Talk radio ( charmingly called "talkback radio" in Australia... ) gives a voice to all us folks in flyover country who are held in such disdain by some.
Listeners surely won't need any soporific other than the show itself.
We should worry about radio networks, but left wing liberal newspaper "networks" spewing socialist, liberal, left wing propoganda, that is OK?
Don't laugh but "Public Broadcasting" already has a "Fairness Doctrine". That's right, they are required by law to be balanced.
(SNORT...I just blew coffee all over)
To Wayne Madsen: I've heard Jim Hightower. Sometimes it's his assumptions that turn me off....sometimes it's his conclusions. In either case I disagree with him. And I think I'm every bit as smart as he is. (I've listened to Rush....he sees things that I don't.)
Besides, radio is a business.
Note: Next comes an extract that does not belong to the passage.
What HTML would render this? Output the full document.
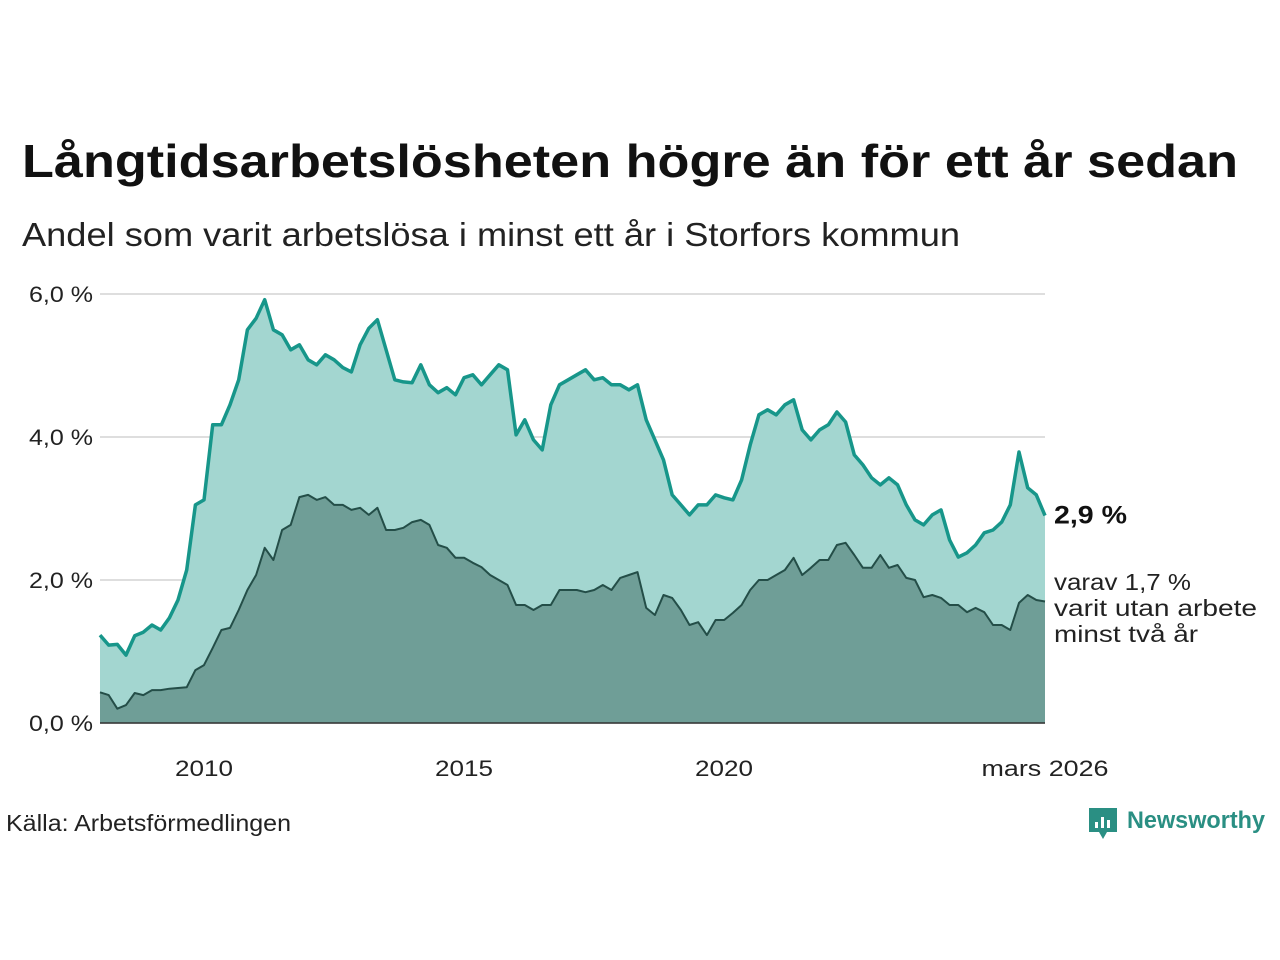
<!DOCTYPE html>
<html><head><meta charset="utf-8"><style>
body{margin:0;background:#fff;font-family:"Liberation Sans",sans-serif;}
svg{display:block}
</style></head><body>
<svg width="1280" height="960">
<text x="22" y="177" font-size="46" font-weight="bold" fill="#111" textLength="1216" lengthAdjust="spacingAndGlyphs">Långtidsarbetslösheten högre än för ett år sedan</text>
<text x="22" y="246" font-size="33" fill="#222" textLength="938" lengthAdjust="spacingAndGlyphs">Andel som varit arbetslösa i minst ett år i Storfors kommun</text>
<g id="grid"></g>
<g id="areas"></g>
<g id="labels"></g>
<text x="6" y="831" font-size="23" fill="#222" textLength="285" lengthAdjust="spacingAndGlyphs">Källa: Arbetsförmedlingen</text>
<g>
<path d="M1089 808 h28 v24 h-10 l-4 7 l-4 -7 h-10 z" fill="#2a8f83"/>
<rect x="1095" y="822" width="3" height="6" fill="#fff"/><rect x="1101" y="817" width="3" height="11" fill="#fff"/><rect x="1107" y="820" width="3" height="8" fill="#fff"/>
<text x="1127" y="828" font-size="24" font-weight="bold" fill="#2a8f83" textLength="138" lengthAdjust="spacingAndGlyphs">Newsworthy</text>
</g>
</svg>
<script>
const startYear = 2008;
const stepMonths = 2;
const total = [1.23,1.09,1.1,0.95,1.22,1.27,1.37,1.30,1.47,1.72,2.14,3.05,3.12,4.17,4.17,4.45,4.80,5.50,5.66,5.92,5.50,5.43,5.22,5.29,5.08,5.01,5.15,5.08,4.97,4.91,5.29,5.52,5.64,5.22,4.80,4.77,4.76,5.01,4.73,4.62,4.69,4.59,4.83,4.87,4.73,4.87,5.01,4.94,4.03,4.24,3.96,3.82,4.45,4.73,4.80,4.87,4.94,4.80,4.83,4.73,4.73,4.66,4.73,4.24,3.96,3.68,3.19,3.05,2.91,3.05,3.05,3.19,3.15,3.12,3.40,3.89,4.31,4.38,4.31,4.45,4.52,4.10,3.96,4.10,4.17,4.35,4.21,3.75,3.61,3.43,3.33,3.43,3.33,3.05,2.84,2.77,2.91,2.98,2.56,2.32,2.38,2.49,2.66,2.70,2.81,3.05,3.79,3.29,3.19,2.9];
const twoYears = [0.43,0.39,0.2,0.25,0.42,0.39,0.46,0.46,0.48,0.49,0.5,0.74,0.81,1.05,1.30,1.33,1.58,1.86,2.07,2.45,2.28,2.70,2.77,3.16,3.19,3.12,3.16,3.05,3.05,2.98,3.01,2.91,3.01,2.70,2.70,2.73,2.81,2.84,2.77,2.49,2.45,2.31,2.31,2.24,2.18,2.07,2.0,1.93,1.65,1.65,1.58,1.65,1.65,1.86,1.86,1.86,1.83,1.86,1.93,1.86,2.03,2.07,2.11,1.61,1.51,1.79,1.75,1.58,1.37,1.41,1.23,1.44,1.44,1.54,1.65,1.86,2.0,2.0,2.07,2.14,2.31,2.07,2.17,2.28,2.28,2.49,2.52,2.35,2.17,2.17,2.35,2.17,2.21,2.03,2.0,1.76,1.79,1.75,1.65,1.65,1.55,1.61,1.55,1.37,1.37,1.30,1.68,1.79,1.72,1.7];
const yTicks = [0,2,4,6];
const yTickLabels = ["0,0 %","2,0 %","4,0 %","6,0 %"];
const xTicks = [2010,2015,2020];
const xTickLabels = ["2010","2015","2020"];
const endLabel = "mars 2026";

const NS="http://www.w3.org/2000/svg";
const X0=100,X1=1045,Y0=723,YPX=71.5;
const n=total.length;
const xDate=t=>X0+(t-startYear)*52;
const xIdx=i=>X0+(X1-X0)*i/(n-1);
const y=v=>Y0-v*YPX;
function mk(tag,attrs,parent){const e=document.createElementNS(NS,tag);for(const k in attrs)e.setAttribute(k,attrs[k]);document.getElementById(parent).appendChild(e);return e;}
yTicks.forEach((v,i)=>{
  const l=mk('line',{x1:X0,x2:X1,y1:y(v),y2:y(v),stroke:'#dedede','stroke-width':2},'grid');
  
  
  const t=mk('text',{x:93,y:y(v)+8,'font-size':22,'text-anchor':'end',fill:'#222',textLength:64,lengthAdjust:'spacingAndGlyphs'},'labels');
  t.textContent=yTickLabels[i];
  
  
});
xTicks.forEach((v,i)=>{
  const t=mk('text',{x:xDate(v),y:776,'font-size':22,'text-anchor':'middle',fill:'#222',textLength:58,lengthAdjust:'spacingAndGlyphs'},'labels');
  t.textContent=xTickLabels[i];
  
  
});
const te=mk('text',{x:X1,y:776,'font-size':22,'text-anchor':'middle',fill:'#222',textLength:127,lengthAdjust:'spacingAndGlyphs'},'labels');
te.textContent=endLabel;


function pts(arr){return arr.map((v,i)=>xIdx(i).toFixed(1)+','+y(v).toFixed(1));}
function area(arr,fill,stroke,sw,name){
  const p=pts(arr);
  const a=mk('polygon',{points:X0+','+Y0+' '+p.join(' ')+' '+X1+','+Y0,fill:fill},'areas');
  
  
  const l=mk('polyline',{points:p.join(' '),fill:'none',stroke:stroke,'stroke-width':sw,'stroke-linejoin':'round'},'areas');
  
  
}
area(total,'#a3d6d0','#17968a',3.5,'total-series');
area(twoYears,'#6f9e97','#244e48',2,'two-year-series');
const bl=mk('line',{x1:X0,x2:X1,y1:Y0,y2:Y0,stroke:'#333','stroke-width':1.5},'areas');


const last=total[n-1], last2=twoYears[n-1];
const l1=mk('text',{x:1054,y:y(last)+8,'font-size':25,'font-weight':'bold',fill:'#111',textLength:73,lengthAdjust:'spacingAndGlyphs'},'labels');
l1.textContent=last.toFixed(1).replace('.',',')+' %';


const lines=['varav '+last2.toFixed(1).replace('.',',')+' %','varit utan arbete','minst två år'];
const lens=[137,203,144];
lines.forEach((s,i)=>{
  const t=mk('text',{x:1054,y:590+i*26,'font-size':23,fill:'#222',textLength:lens[i],lengthAdjust:'spacingAndGlyphs'},'labels');
  t.textContent=s;
  
  
});
</script>
</body></html>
If he can't hold an audience then radio stations shouldn't be forced to carry him.
It's the bottom-line, stupid.
Makes sense, as government is a god to liberals.
In the market place of ideas the socialists fail. If no one wanted to listen to conservative talk radio then advertisers wouldn't support it and the station would have to do something else. Doesn't anyone remember the failed attempt of Mario Cuomo?
Liberal alternatives cannot be found on the public commercial airwaves. What the heck then is National Public Ratio? Prime example of why the socialists require the government to force their whacky ideas down citizens throats.
Back in the '60s and '70's, when I started listening to the radio, WERE in Cleveland used the phrase "talk back radio".